4. Review or pick your NAICS or SIC code
A SIC or NAICS code is a code used to identify the type of business you operate. It is important that this information is accurate. Some types of businesses are considered higher risk and some lenders won’t lend to businesses in certain industry categories. If your business already has a business credit report, make sure the SIC or NAICS code listed makes sense.
5. Get a business bank account
This step won’t directly impact your business credit in the short term, as business bank accounts do not typically appear on credit reports. However, it will help you in the long run. Having a business bank account may help you qualify for business loans or financing in the future, as some lenders will require you to submit business bank account statements and will review your business cash flow when evaluating your application. And if you do get that financing, it may appear on your credit reports and help build credit.
6. Get a business credit card
A business credit card will allow you to separate business and personal purchases, but more importantly, should give you a positive business credit reference if paid on time. This guide explains how major credit card issuers report to commercial credit agencies.
Some small business owners are surprised to learn that it is possible to get a business credit card even when their business is new. Usually these applications are evaluated on the basis of the owner’s personal credit scores, not the credit score of the business. As long as you have good personal credit and sufficient income (from all sources), you should be able to get one.
7. Set up autopay for your business credit card
Paying your bills on time is crucial to building good credit and it’s even more important with business credit since some business credit scores are based almost entirely on payment history. So don’t let a bill slip through the cracks and hurt your credit. Set up automatic payments for your account, even if it’s just to make sure the minimum payment gets paid on time each month.
8. Get your first vendor account
Vendors are companies that offer supplies your company needs, such as shipping boxes, cleaning supplies, printer ink, etc. Some vendors offer net-30 terms to business customers, which means the bill must be paid within 30 days of the invoice date. If you establish an account on terms with a vendor that reports that payment history to commercial credit bureaus, you’ll help build your business credit— provided you pay on time of course! Here are three vendors that can help you build business credit.
Note: If your business is brand new and you don’t have a business credit history, some vendors may require you to purchase and pay for an order in full before they will extend terms.
9. Get your second vendor account
Now that you have one account under your belt, you’ll want to establish a second one. Applying for numerous accounts in a short period of time can backfire on you if the lender is relying on personal credit. That’s because personal credit reports list an “inquiry” every time your personal credit is checked, and each one can lower your credit scores by a few points. But business credit inquiries are not as much of a concern; typically they don’t even matter. You’re going to need a few accounts to establish business credit, so go ahead and get a second one.
10. Get your third vendor account
You’ll need three accounts reporting to Dun & Bradstreet for a D&B Paydex score to be created. If your business credit card does not report to them, you’ll need a third account to complete the process.
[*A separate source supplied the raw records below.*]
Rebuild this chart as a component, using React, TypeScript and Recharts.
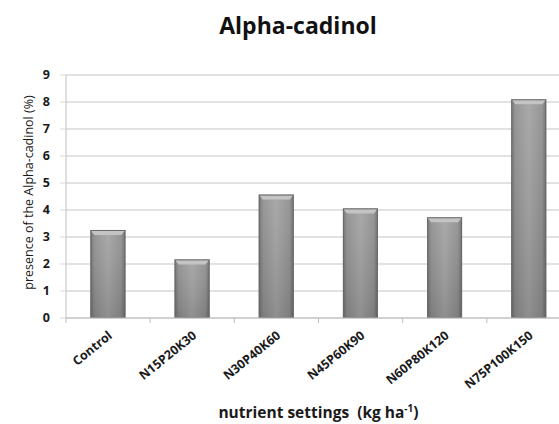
import React from "react";
import { BarChart, Bar, XAxis, YAxis, CartesianGrid } from "recharts";

const categories = [
  "Control",
  "N15P20K30",
  "N30P40K60",
  "N45P60K90",
  "N60P80K120",
  "N75P100K150",
];
const alphaCadinol = [3.26, 2.17, 4.57, 4.06, 3.73, 8.1];
const yTicks = [0, 1, 2, 3, 4, 5, 6, 7, 8, 9];

const data = categories.map((name, i) => ({ name, value: alphaCadinol[i] }));

const FONT = "'Open Sans', 'DejaVu Sans', sans-serif";

const BevelBar = (props: any) => {
  const { x, y, width, height } = props;
  if (!height || height <= 0) return null;
  const bevel = Math.min(5, height);
  return (
    <g>
      <rect x={x} y={y} width={width} height={height} fill="url(#barH)" />
      <rect x={x} y={y} width={width} height={height} fill="url(#barV)" />
      <polygon
        points={`${x},${y} ${x + width},${y} ${x + width - 4},${y + bevel} ${x + 4},${y + bevel}`}
        fill="#c4c4c4"
      />
      <rect
        x={x + 0.5}
        y={y + 0.5}
        width={width - 1}
        height={height - 1}
        fill="none"
        stroke="#6a6a6a"
        strokeWidth={1}
      />
    </g>
  );
};

const XTick = (props: any) => {
  const { x, y, payload, index } = props;
  const half = payload && payload.offset ? payload.offset : 42;
  const ax = x + 5;
  const ay = y + 11;
  return (
    <g>
      <line x1={x - half} y1={y - 8} x2={x - half} y2={y - 3} stroke="#bfbfbf" />
      {index === categories.length - 1 && (
        <line x1={x + half} y1={y - 8} x2={x + half} y2={y - 3} stroke="#bfbfbf" />
      )}
      <text
        x={ax}
        y={ay}
        transform={`rotate(-39 ${ax} ${ay})`}
        textAnchor="end"
        fontFamily={FONT}
        fontWeight="bold"
        fontSize={12.5}
        fill="#1a1a1a"
      >
        {payload.value}
      </text>
    </g>
  );
};

const XLabel = (props: any) => {
  const vb = props.viewBox || {};
  const cx = vb.x + vb.width / 2;
  return (
    <text
      x={cx}
      y={vb.y + vb.height - 6}
      textAnchor="middle"
      fontFamily={FONT}
      fontWeight="bold"
      fontSize={15.5}
      fill="#1a1a1a"
    >
      nutrient settings{"\u00a0\u00a0"}(kg ha
      <tspan dy={-6} fontSize={10}>-1</tspan>
      <tspan dy={6}>)</tspan>
    </text>
  );
};

const YLabel = (props: any) => {
  const vb = props.viewBox || {};
  const cy = vb.y + vb.height / 2 - 4;
  const cx = 28;
  return (
    <text
      x={cx}
      y={cy}
      transform={`rotate(-90 ${cx} ${cy})`}
      textAnchor="middle"
      dominantBaseline="central"
      fontFamily={FONT}
      fontSize={12.5}
      fill="#1a1a1a"
    >
      presence of the Alpha-cadinol (%)
    </text>
  );
};

export default function App() {
  return (
    <div
      style={{
        position: "absolute",
        left: 0,
        top: 0,
        width: 559,
        height: 424,
        overflow: "hidden",
        background: "#ffffff",
      }}
    >
      <div
        style={{
          position: "absolute",
          left: 0,
          top: 10,
          width: 596,
          textAlign: "center",
          fontFamily: FONT,
          fontWeight: "bold",
          fontSize: 23,
          lineHeight: "30px",
          color: "#111",
        }}
      >
        Alpha-cadinol
      </div>
      <BarChart
        width={590}
        height={424}
        data={data}
        margin={{ top: 75, right: 19, bottom: 0, left: 0 }}
        barCategoryGap="29%"
      >
        <defs>
          <linearGradient id="barH" x1="0" y1="0" x2="1" y2="0">
            <stop offset="0%" stopColor="#6c6c6c" />
            <stop offset="12%" stopColor="#8e8e8e" />
            <stop offset="50%" stopColor="#a2a2a2" />
            <stop offset="88%" stopColor="#8e8e8e" />
            <stop offset="100%" stopColor="#686868" />
          </linearGradient>
          <linearGradient id="barV" x1="0" y1="0" x2="0" y2="1">
            <stop offset="0%" stopColor="#ffffff" stopOpacity={0.08} />
            <stop offset="100%" stopColor="#000000" stopOpacity={0.12} />
          </linearGradient>
        </defs>
        <CartesianGrid vertical={false} stroke="#d9d9d9" strokeWidth={1.3} />
        <XAxis
          dataKey="name"
          interval={0}
          height={106}
          stroke="#bfbfbf"
          tickLine={false}
          tick={<XTick />}
          label={<XLabel />}
        />
        <YAxis
          width={66}
          domain={[0, 9]}
          ticks={yTicks}
          interval={0}
          stroke="#bfbfbf"
          tickSize={6}
          tickMargin={10}
          tickLine={{ stroke: "#d9d9d9" }}
          tick={{ fontFamily: FONT, fontWeight: "bold", fontSize: 12.5, fill: "#1a1a1a" }}
          label={<YLabel />}
        />
        <Bar dataKey="value" shape={<BevelBar />} isAnimationActive={false} />
      </BarChart>
    </div>
  );
}
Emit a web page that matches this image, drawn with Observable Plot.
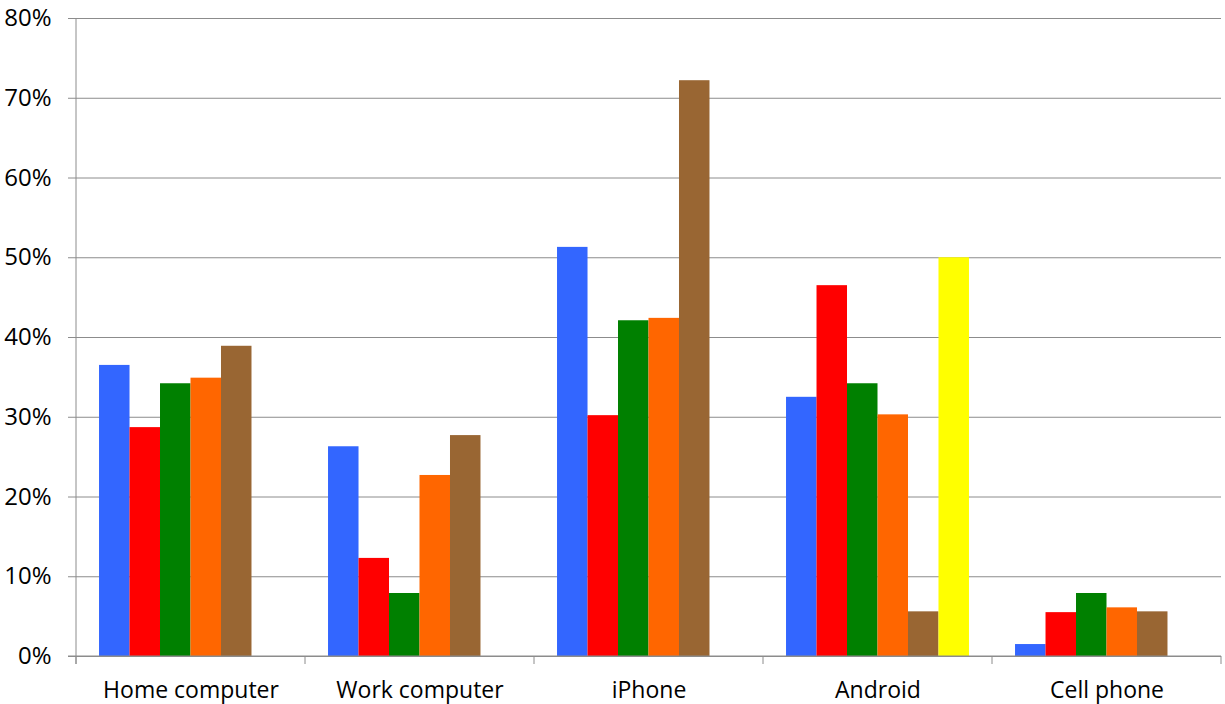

Go ahead get a third vendor account and buy items your business needs from each one of them in order to start establishing activity and a payment history.
As we mentioned earlier, the most important thing you can do to build strong business credit is to pay all of your business accounts that report on time. (Early is even better.) It may be harder to automate vendor accounts, as compared to credit card accounts, but you may be able to set up online payments from your business bank account. If not, put a reminder on your calendar to make sure the payment is made on time.
If you pay by mail, allow at least seven days to ensure it is received before the due date. Business credit reports will note if a payment is even a day or two late. You’ll now want to monitor your progress. It may be a couple of months before your new business credit card and vendor accounts show up on your business credit reports, so start monitoring your reports on a monthly basis to see when they appear. If they don’t show up in sixty days or so, contact those lenders and/or vendors to see if you can find out why they aren’t reporting.
You can purchase credit monitoring from the major commercial credit reporting agencies or get an account with Nav, where you can monitor business and personal credit. (A standard Nav account is free; premium accounts provide additional information for a fee.)